The Poetic Jazz Score Novel

In Jean Toomer’s “Cane” the author works to use a rhythmic-jazz-like style that is uniquely his to relay the stories of Blacks in the Southern states of America. He uses symbols and imagery to speak to this lifestyle indirectly. His poetic tone is expressed in both the narratives as well as the poetry itself. We first encounter this tone in the first narrative “Karintha”.  We experience his poetic voice by way of the simple sentences, vivid imagery, and the repetition of certain words and phrases. Toomer catches the reader’s eye immediately as the narrative begins with a lyrically smooth sentence, “Men had always wanted her, this Karintha, even as a child, Karintha carrying beauty, perfect as dusk when the sun goes down” (3). This line is significant due to the fact that it is connected to a short introductory poem to the narrative piece that describes the skin of a woman and likening it to the “dusk on the eastern horizon…when the sun goes down” (3).

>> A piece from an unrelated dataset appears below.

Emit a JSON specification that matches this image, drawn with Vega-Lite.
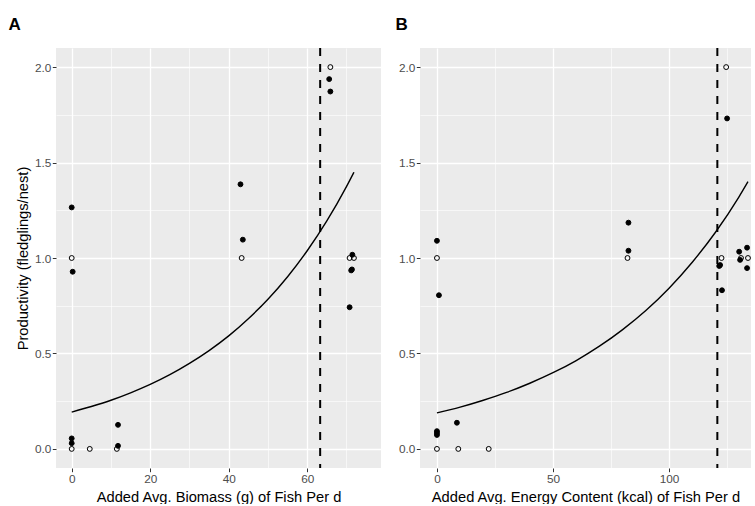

Throughout Toomer’s work he perfected this skill of writing poetry and connecting his narratives to the poetry sometimes directly and other times indirectly. “Karintha” is an example of Toomer beginning with a poem and using his narrative work to allow the reader to get to know the unnamed woman in the poem. This style is also practiced in his poem “Portrait in Georgia” and his narrative “Blood-Burning Moon”. In “Portrait in Georgia” Toomer paints a vivid picture of a lynching but uses the qualities of a woman that are usually spoken of sexually. He contrasts black hair with the lyncher’s rope, “braided chestnut, coiled” and “…slim body, white as the ash of black flesh after flame”. This poem serves to symbolically attack the image of Georgia as a state. Toomer is making a bold statement saying that when he thinks of Georgia he thinks of black men hanging from trees being set on fire either caused by a white woman or a black woman. This idea is then described and explained in “Blood-Burning Moon” as the reader is introduced to a black couple. A White man named Bob Stone wants the Black woman Louisa, but the black man, Tom Burwell, would not allow it and he attacks the black man. As a result the white man retaliates by getting a mod together and lynching the man simply because he was disrespected by this black man who refused to “stay in his place”. Here we see an example of a black man set ablaze at the hand of a white man, because of his love for a black woman. Here the reader is sent back to “Portrait of Georgia” by way of the imagery. We see that this black man dies at the hand of “hair – braided chestnut, coiled like a lyncher’s rope”, his love for Louisa, and is left to whiten like the “ash of black flesh after flame”. These pieces serve to show Toomer as a very skilled writer in his ability to connect these two pieces, but even more importantly he shares this Southern reality in such a way that one does not take offense to it, because he did not share it in a factual tone but, he shared it in a fictional one so the reader is inclined to read these pieces as stories rather than an outcry for social change. Many of Toomer’s pieces throughout “Cane” accomplish this task successfully.